Breast tumours range from benign (fibroadenoma, phyllodes) to malignant, and breast cancer is not one disease. By invasion: DCIS is non-invasive/premalignant (microcalcifications), LCIS is mainly a risk marker, while invasive ductal carcinoma (NST) is the commonest (~70-80%) and invasive lobular carcinoma tends to be multifocal/bilateral. Receptor biology drives treatment: ER/PR-positive = endocrine-responsive (tamoxifen pre-menopausal, aromatase inhibitors post-menopausal); HER2-positive = trastuzumab; triple-negative (ER-/PR-/HER2-) = mainly chemotherapy, worse prognosis. Confirm with triple assessment + core biopsy; stage by TNM; assess the axilla by sentinel lymph node biopsy if node-negative (clearance if positive). Treatment is multimodal: BCS (wide local excision) + whole-breast radiotherapy gives survival equivalent to mastectomy; mastectomy for large/multifocal disease; adjuvant chemo/radio/endocrine/anti-HER2 by biology and stage.

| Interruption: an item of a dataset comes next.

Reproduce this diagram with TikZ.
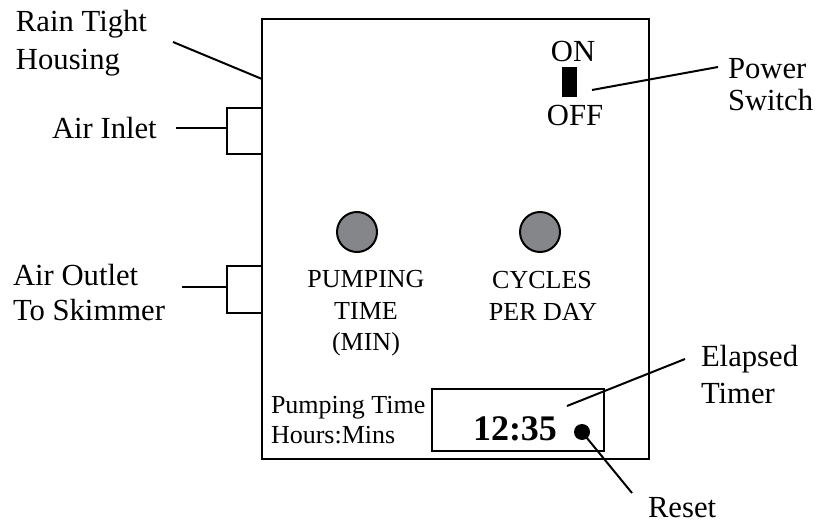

Counsel using SPIKES and obtain informed consent covering diagnosis, treatment and alternatives, material risks/side-effects (lymphoedema, fertility), outcomes and questions — voluntary, with capacity, as a continuing dialogue.

REFLECT

Imagine you must tell the next patient that her biopsy shows cancer. Have you prepared the setting and the people who should be present, and could you deliver the news in plain language while leaving room for her emotions, as SPIKES asks? Now test your oncology: could you explain to her why her receptor status matters — why one woman takes tamoxifen for years and another needs chemotherapy — and why keeping her breast is safe only with radiotherapy? Finally, consider consent: would your conversation cover the realistic alternatives, the material risks such as lymphoedema, and the effect of treatment on fertility, and would it be a genuine dialogue rather than a signature? Reflect on one thing you will do to make both the science and the humanity of breast cancer care your own.